Le luxe selon les utilisateurs du réseau social Instagram. Capture d’écran

Mais il ne faut pas le leur reprocher. La poule aux œufs d’or du secteur du luxe sont ces nouveaux riches principalement issus des pays émergents, jeunes, ambitieux et désireux de s’asseoir eux aussi à la table du banquet mondialisé. Grâce à leur pouvoir d’achat et leur désir d’acquérir respectabilité et statut ces nouveaux venus ont fait et assureront la croissance soutenue du secteur et de ses marques.

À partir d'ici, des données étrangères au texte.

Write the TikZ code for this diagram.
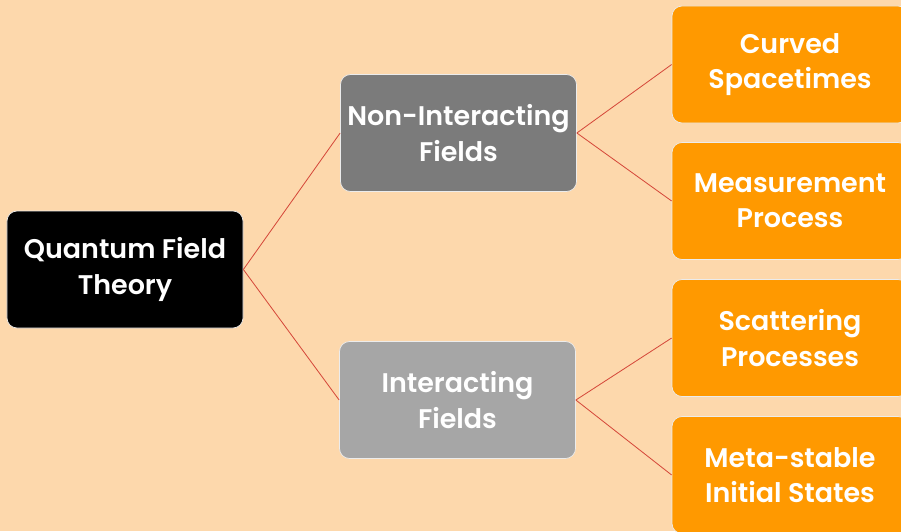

La corruption a également écorné l’image du luxe associé à l’enrichissement suspect de clients fiers de leur succès et monnayant leur pouvoir. C’est pourquoi, en Chine, le mot jusqu’alors utilisé pour désigner le luxe (She Shi) est abandonné par les marques et leurs clients eux-mêmes, au profit d’un retour à la signification de produit d’exception.

Retour à l’essentiel

Pas étonnant que, dans ce contexte, les vrais acteurs du luxe prennent leurs distances avec ce qualifiant dont la signification est devenue bien loin de ses valeurs essentielles. Le dilemme est de sortir du lot dans un secteur qui attire constamment de nouveaux concurrents qui diluent le concept pour y entrer. La solution est de renvoyer à un signifié maîtrisé et accepté dans la société actuelle. Il s’agit de recréer l’écart avec les concurrents du vrai luxe. Pour assurer l’acceptabilité sociale du luxe, on réactualise ses signifiants essentiels et différenciateurs : des savoir-faire maîtrisés, un héritage préservé, et un ancrage dans la modernité, car le client désormais est un millenial qu’il faut former.

Mais ce n’est pas parce que le terme luxe n’est plus acceptable qu’exhiber sa différence sociale est totalement bannie. Le luxe est Janus : sa source de valeur est duale, luxe pour soi et luxe pour les autres autour de soi. Le dilemme est donc bien là : le luxe reste un euphorisant de la société actuelle, son impudique exhibition est bel et bien présente mais le snobisme doit se faire plus subtil.